PennTURBO / semantic-engine

TURBO semantic engine (Drivetrain). Transforms source-dependent RDF data into a source-independent, semantically rich RDF model.
6 stars 0 forks source link

Semantic Engine

The Semantic Engine transforms concise RDF data into a source-independent, semantically rich RDF model. It is designed to allow ontologists and programmers to work collaboratively on the creation and implementation of a target model that standardizes data from disparate sources. See the QuickStart Guide to get up and running. For more extensive description of the various components and a toy use case tutorial, see this Word document.

The system uses a syntax called the Semantic Engine Language to define RDF graph transformations. There are 2 types of configuration files that use this syntax: a Graph Specification file (.gs) defines the RDF target model, and a Transformation Instruction Set (.tis) maps another RDF schema to the target model. The intention is that this schema will have similar semantics to the original data source, whereas the target model will include rich semantics defined by an application ontology. Pre-existing public .gs and .tis files are available in drivetrain/config. For documentation about designing your own Semantic Engine Language configurations, see the Semantic Engine Language Feature Guide.

workers

Installation

Prerequisites

You must have SBT and Java installed on your system. Unless running from a precompiled .jar file, interaction with the software will take place through the SBT console.

Setup

Clone the repository locally, and copy/remove the .template suffix from the following 4 files:

Configure turbo_properties.properties to use the desired Semantic Engine Language files: Transformation Instruction Set and Graph Specification. Pre-existing options exist in the config folder.

SBT Commands

The following commands can be run via the SBT console. SBT should be started from the directory drivetrain/.

Data commands

run allUpdates Runs all update specifications from selected transformation instruction set in specified order. The graph will be modified.

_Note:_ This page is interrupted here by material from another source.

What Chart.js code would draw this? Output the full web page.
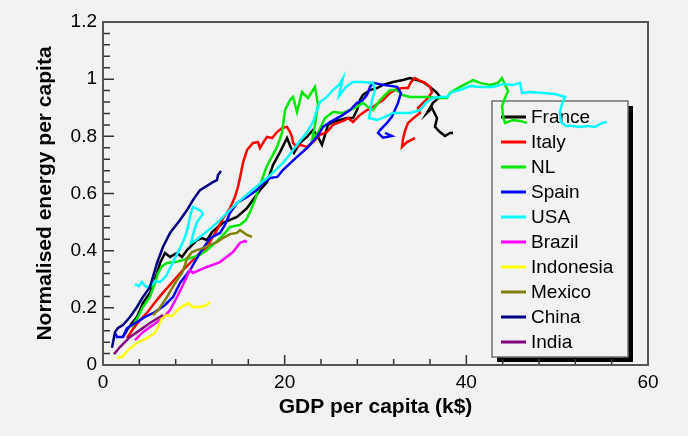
<!DOCTYPE html>
<html>
<head>
<meta charset="utf-8">
<script src="https://cdn.jsdelivr.net/npm/chart.js@4.4.0/dist/chart.umd.min.js"></script>
<style>
    html, body { margin: 0; padding: 0; background: #f2f2f2; }
</style>
</head>
<body>
<canvas id="myChart" width="688" height="436"></canvas>
<script>
// [GDP per capita (k$), normalised energy per capita]
var france = [[2.2,0.098],[2.64,0.122],[3.19,0.147],[3.74,0.168],[4.4,0.217],[4.84,0.238],[5.17,0.252],[5.95,0.322],[6.28,0.357],[6.83,0.392],
    [7.38,0.378],[8.15,0.392],[8.7,0.378],[9.25,0.402],[10.35,0.437],[10.9,0.444],[11.45,0.437],[12.0,0.465],[13.2,0.497],[14.75,0.518],
    [15.85,0.549],[16.5,0.577],[17.28,0.612],[18.06,0.64],[18.72,0.7],[19.49,0.745],[20.26,0.794],[20.7,0.759],[21.03,0.742],[21.69,0.777],
    [22.46,0.798],[23.12,0.822],[23.67,0.798],[24.11,0.77],[24.44,0.805],[24.77,0.84],[25.32,0.85],[26.09,0.857],[26.86,0.864],[27.52,0.864],
    [27.96,0.892],[28.29,0.927],[28.62,0.945],[29.4,0.962],[30.17,0.969],[30.83,0.98],[31.93,0.99],[33.03,0.997],[33.8,1.004],[34.57,0.997],
    [35.23,0.99],[36.0,0.973],[36.77,0.952],[37.1,0.938],[36.33,0.917],[35.67,0.882],[36.22,0.899],[36.77,0.864],[36.55,0.833],[37.1,0.815],
    [37.65,0.801],[38.2,0.812],[38.53,0.812]];
var italy = [[2.64,0.094],[3.3,0.126],[4.07,0.157],[4.84,0.182],[5.5,0.21],[6.28,0.241],[7.05,0.269],[7.93,0.301],[8.8,0.332],[9.9,0.367],
    [10.68,0.392],[11.45,0.413],[12.0,0.444],[12.55,0.472],[13.1,0.507],[13.98,0.549],[14.53,0.588],[14.86,0.623],[15.19,0.672],[15.41,0.707],
    [15.85,0.752],[16.51,0.777],[17.07,0.78],[17.28,0.759],[17.62,0.777],[18.06,0.798],[18.61,0.794],[19.16,0.815],[19.71,0.829],[20.26,0.833],
    [20.59,0.815],[20.81,0.798],[20.92,0.777],[21.36,0.763],[21.69,0.77],[22.46,0.763],[23.12,0.78],[23.89,0.805],[24.66,0.815],[25.32,0.84],
    [26.09,0.85],[26.64,0.857],[26.97,0.864],[27.52,0.85],[28.29,0.875],[29.07,0.892],[29.62,0.899],[30.17,0.913],[30.83,0.927],[31.6,0.952],
    [32.37,0.966],[33.03,0.969],[33.58,0.969],[33.91,0.99],[34.35,1.004],[34.9,0.994],[35.45,0.987],[36.0,0.973],[36.22,0.955],[35.78,0.934],
    [35.23,0.917],[34.68,0.899],[34.9,0.882],[34.35,0.868],[33.58,0.847],[33.25,0.819],[33.03,0.791],[32.92,0.763],[33.47,0.78],[33.91,0.787],
    [34.35,0.794]];
var nl = [[3.19,0.133],[3.85,0.168],[4.4,0.203],[5.17,0.238],[5.72,0.287],[6.06,0.322],[6.5,0.346],[7.05,0.357],[7.93,0.36],[8.8,0.367],
    [9.58,0.374],[10.68,0.385],[11.45,0.402],[12.11,0.42],[12.88,0.444],[13.43,0.462],[13.98,0.483],[15.08,0.49],[15.74,0.507],[16.18,0.535],
    [16.73,0.577],[17.07,0.612],[17.5,0.647],[17.95,0.689],[18.39,0.717],[19.16,0.763],[19.71,0.812],[20.04,0.892],[20.59,0.927],[20.92,0.938],
    [21.36,0.885],[21.91,0.955],[22.57,0.934],[23.34,0.973],[23.67,0.91],[23.34,0.84],[23.01,0.787],[23.67,0.812],[24.44,0.864],[25.32,0.885],
    [26.42,0.882],[27.96,0.903],[28.62,0.917],[29.18,0.903],[29.73,0.892],[30.5,0.927],[31.6,0.962],[32.37,0.962],[32.92,0.945],[33.8,0.938],
    [34.9,0.938],[36.0,0.938],[36.77,0.934],[37.87,0.934],[38.2,0.952],[39.3,0.973],[40.74,0.997],[41.5,0.987],[42.6,0.98],[43.49,0.987],
    [43.93,1.004],[44.26,0.98],[44.59,0.959],[44.26,0.934],[43.93,0.906],[44.04,0.871],[44.26,0.847],[45.14,0.857],[45.91,0.854],[46.68,0.847]];
var spain = [[1.32,0.112],[1.54,0.098],[2.2,0.098],[2.64,0.129],[3.19,0.14],[3.74,0.15],[4.62,0.168],[5.72,0.185],[6.83,0.21],[7.71,0.238],
    [8.48,0.287],[9.58,0.332],[10.68,0.392],[11.78,0.444],[12.88,0.462],[13.43,0.49],[13.98,0.532],[14.75,0.567],[15.85,0.588],[16.95,0.612],
    [17.6,0.637],[18.4,0.654],[19.2,0.658],[19.8,0.682],[21.36,0.728],[22.46,0.759],[23.56,0.798],[24.22,0.833],[25.0,0.85],[26.42,0.875],
    [27.2,0.892],[27.96,0.917],[28.6,0.927],[29.07,0.945],[29.4,0.973],[29.73,0.987],[30.83,0.98],[32.37,0.973],[32.8,0.952],[32.48,0.917],
    [31.8,0.868],[31.27,0.847],[30.5,0.822],[30.28,0.812],[30.83,0.795],[31.8,0.801],[31.05,0.812]];
var usa = [[3.52,0.283],[3.96,0.276],[4.29,0.29],[4.73,0.273],[5.28,0.276],[5.72,0.294],[6.28,0.29],[6.94,0.311],[7.38,0.339],[7.93,0.374],
    [8.48,0.409],[9.03,0.448],[9.36,0.483],[9.58,0.521],[9.9,0.553],[10.35,0.546],[10.79,0.539],[11.0,0.528],[10.35,0.5],[9.9,0.455],
    [9.69,0.427],[10.24,0.437],[11.23,0.462],[12.55,0.497],[14.31,0.553],[16.18,0.605],[18.06,0.654],[19.82,0.707],[21.36,0.77],[22.46,0.815],
    [23.12,0.85],[23.56,0.892],[23.89,0.92],[24.66,0.938],[25.32,0.962],[25.98,0.98],[26.42,1.004],[25.98,0.941],[26.75,0.973],[27.52,0.99],
    [28.51,0.99],[29.73,0.987],[29.95,0.962],[29.62,0.927],[29.29,0.864],[30.17,0.857],[31.05,0.868],[31.93,0.882],[33.8,0.882],[34.9,0.892],
    [35.67,0.92],[36.33,0.934],[37.1,0.938],[37.87,0.938],[38.42,0.955],[39.3,0.962],[40.41,0.976],[41.5,0.973],[42.94,0.973],[44.04,0.983],
    [45.14,0.98],[45.91,0.987],[46.13,0.952],[47.01,0.955],[48.44,0.952],[49.76,0.948],[50.86,0.938],[50.53,0.913],[50.31,0.885],[50.42,0.85],
    [50.97,0.836],[51.75,0.836],[52.52,0.833],[53.4,0.836],[54.17,0.833],[54.94,0.847],[55.49,0.85]];
var brazil = [[3.52,0.087],[4.4,0.115],[5.5,0.14],[6.6,0.164],[7.38,0.192],[8.15,0.238],[8.8,0.28],[9.58,0.332],[9.9,0.322],[11.45,0.343],
    [12.88,0.36],[14.31,0.395],[15.08,0.427],[15.63,0.434],[15.85,0.43]];
var indonesia = [[1.54,0.025],[2.09,0.028],[2.75,0.052],[3.74,0.077],[4.84,0.094],[5.72,0.112],[6.06,0.133],[6.5,0.164],[7.05,0.175],[7.6,0.171],
    [8.48,0.2],[9.36,0.217],[9.9,0.203],[10.68,0.203],[11.45,0.21],[11.78,0.22]];
var mexico = [[5.5,0.175],[6.06,0.192],[6.6,0.217],[7.05,0.238],[7.6,0.269],[8.15,0.297],[8.7,0.322],[9.03,0.35],[9.25,0.374],[9.8,0.395],
    [10.35,0.402],[11.0,0.409],[11.78,0.42],[12.55,0.43],[13.2,0.444],[13.98,0.458],[14.75,0.462],[15.08,0.472],[15.41,0.465],[15.85,0.455],
    [16.4,0.448]];
var china = [[0.99,0.06],[1.32,0.115],[1.65,0.13],[2.2,0.14],[2.97,0.168],[3.74,0.203],[4.4,0.238],[5.17,0.273],[5.5,0.308],[5.95,0.357],
    [6.6,0.413],[7.38,0.462],[8.48,0.507],[9.25,0.542],[9.9,0.577],[10.68,0.612],[12.1,0.64],[12.55,0.647],[12.66,0.665],[13.0,0.679]];
var india = [[1.21,0.038],[1.87,0.063],[2.97,0.098],[4.07,0.122],[5.17,0.147],[6.6,0.175]];

var countries = ['France', 'Italy', 'NL', 'Spain', 'USA', 'Brazil', 'Indonesia', 'Mexico', 'China', 'India'];
var series = [france, italy, nl, spain, usa, brazil, indonesia, mexico, china, india];
var colours = ['#000000', '#ff0000', '#00e600', '#0000ff', '#00ffff', '#ff00ff', '#ffff00', '#808000', '#000080', '#800080'];

var xTicks = [0, 20, 40, 60];

Chart.defaults.font.family = "'Liberation Sans', Arial, sans-serif";
Chart.defaults.color = '#000';

// page background, also behind the plot
var background = {
    id: 'background',
    beforeDraw: function (chart) {
        var ctx = chart.ctx;
        ctx.save();
        ctx.fillStyle = '#f2f2f2';
        ctx.fillRect(0, 0, chart.width, chart.height);
        ctx.restore();
    }
};

// legend box sits inside the plot, lines are drawn over it
var boxLegend = {
    id: 'boxLegend',
    beforeDatasetsDraw: function (chart) {
        var ctx = chart.ctx;
        var area = chart.chartArea;
        var x = area.right - 156, y = area.top + 79, w = 136, h = 256;
        ctx.save();
        ctx.fillStyle = '#000';
        ctx.fillRect(x + 5, y + 5, w, h);
        ctx.fillStyle = '#f2f2f2';
        ctx.fillRect(x, y, w, h);
        ctx.strokeStyle = '#707070';
        ctx.lineWidth = 1.5;
        ctx.strokeRect(x, y, w, h);
        ctx.font = "19px 'Liberation Sans', Arial, sans-serif";
        ctx.textBaseline = 'middle';
        chart.data.datasets.forEach(function (ds, i) {
            var ry = y + 16 + i * 25;
            ctx.strokeStyle = ds.borderColor;
            ctx.lineWidth = 3;
            ctx.beginPath();
            ctx.moveTo(x + 9, ry);
            ctx.lineTo(x + 34, ry);
            ctx.stroke();
            ctx.fillStyle = '#000';
            ctx.fillText(ds.label, x + 39, ry + 1);
        });
        ctx.restore();
    }
};

// frame round the plot and inward tick marks
var frame = {
    id: 'frame',
    afterDatasetsDraw: function (chart) {
        var ctx = chart.ctx;
        var area = chart.chartArea;
        var xs = chart.scales.x, ys = chart.scales.y;
        ctx.save();
        ctx.strokeStyle = '#333';
        ctx.lineWidth = 1.5;
        ctx.beginPath();
        for (var v = 4; v < 60; v += 4) {
            var px = xs.getPixelForValue(v);
            var len = v % 20 === 0 ? 10 : 6;
            ctx.moveTo(px, area.bottom);
            ctx.lineTo(px, area.bottom - len);
        }
        for (var i = 1; i < 30; i++) {
            var py = ys.getPixelForValue(i * 0.04);
            var len2 = i % 5 === 0 ? 11 : 7;
            ctx.moveTo(area.left, py);
            ctx.lineTo(area.left + len2, py);
        }
        ctx.stroke();
        ctx.strokeStyle = '#555';
        ctx.lineWidth = 2;
        ctx.strokeRect(area.left, area.top, area.right - area.left, area.bottom - area.top);
        ctx.restore();
    }
};

var datasets = countries.map(function (name, i) {
    return {
        label: name,
        data: series[i].map(function (p) { return { x: p[0], y: p[1] }; }),
        borderColor: colours[i],
        backgroundColor: colours[i],
        borderWidth: 2.5,
        showLine: true,
        pointRadius: 0,
        tension: 0,
        order: -i
    };
});

new Chart(document.getElementById('myChart').getContext('2d'), {
    type: 'scatter',
    data: { datasets: datasets },
    plugins: [background, boxLegend, frame],
    options: {
        responsive: false,
        animation: false,
        layout: { padding: { left: 0, top: 22, right: 40, bottom: 0 } },
        plugins: {
            legend: { display: false },
            tooltip: { enabled: false }
        },
        scales: {
            x: {
                type: 'linear',
                min: 0,
                max: 60,
                afterFit: function (scale) { scale.height = 71; },
                afterBuildTicks: function (scale) {
                    scale.ticks = xTicks.map(function (v) { return { value: v }; });
                },
                grid: { display: false, drawTicks: false },
                border: { display: false },
                ticks: { padding: 6, font: { size: 19 }, maxRotation: 0 },
                title: {
                    display: true,
                    text: 'GDP per capita (k$)',
                    font: { size: 21, weight: 'bold' },
                    padding: { top: 0, bottom: 16 }
                }
            },
            y: {
                type: 'linear',
                min: 0,
                max: 1.2,
                afterFit: function (scale) { scale.width = 103; },
                grid: { display: false, drawTicks: false },
                border: { display: false },
                ticks: {
                    stepSize: 0.2,
                    padding: 6,
                    font: { size: 19 },
                    callback: function (value) { return String(Number(value.toFixed(1))); }
                },
                title: {
                    display: true,
                    text: 'Normalised energy per capita',
                    font: { size: 21, weight: 'bold' },
                    padding: { top: 33, bottom: 0 }
                }
            }
        }
    }
});
</script>
</body>
</html>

run singleUpdate <some_process_URI> Runs only a specific update specification from the selected transformation instruction set. The graph will be modified.

run printQueryForUpdate <some_process_URI> Prints the generated update query to the console for a specific update specification. The graph will not be modified.

run buildTest Builds automated snapshot tests for all update specifications (even unqueued ones) in the selected transformation instruction set. The graph will not be modified.

run buildTest <some_process_URI> Builds an automated snapshot test for a specific update specification. The graph will not be modified.

run debug [--min] Generates a synthetic set of input triples for all queued update specifications and runs them in order, leaving the output for examination in the testing repository. If min flag is present, only the minimum required set of triples will be generated for each update specification, otherwise all possible triples will be generated. Note that if updates reference inputs that were the output of a previous update, instances of these input classes will still be created by the synthetic triple generation service, even if other instances of those classes already exist in the graph. The graph will not be modified.

run debug [--min] <some_process_URI> Generates a synthetic set of input triples for a specific update specification and then runs just that update specification, leaving the output for examination in the testing repository. If min flag is present, only the minimum required set of triples will be generated for each update specification, otherwise all possible triples will be generated. The graph will not be modified.

run validateModel Runs all Graph Model Validation steps without performing any other tasks. Errors will be apparent on the console as AssertionErrors or RuntimeExceptions for now. The graph will not be modified.

run updateModel Clears the model repository and uploads the Transformation Instruction Set, Graph Specification, Semantic Engine Language Ontology, and application ontology into the model repository. This functionality will also be executed automatically before any other data command is executed or test runs.

Test commands

test Runs all tests

testOnly edu.upenn.turbo.<test_class_name> Runs the tests inside a specific test class

testOnly edu.upenn.turbo.SnapshotTest Runs all Snapshot tests

testOnly edu.upenn.turbo.SnapshotTest -- -DfindTest={searchString} Runs Snapshot tests whose name includes the searchString

Click here for more detailed information on snapshot test generation.

Utility commands

run loadRepoFromFile <path_to_some_file> Loads an RDF file hosted locally into the production repository. Default format is RDF/XML. For now, format must be changed in the code in the DrivetrainDriver object. CTRL+F "loadRepoFromFile to find the appropriate section.

run loadRepoFromUrl <URL_to_some_file> Loads an RDF file hosted at the given URL into the production repository. Default format is RDF/XML. For now, format must be changed in the code in the DrivetrainDriver object. CTRL+F "loadRepoFromUrl to find the appropriate section.

run loadOntologyToProductionRepo Loads the ontology file provided as the value for key ontologyURL in the properties file into the production repository.

run loadOntologyToModelRepo Loads the ontology file provided as the value for key ontologyURL in the properties file into the model repository.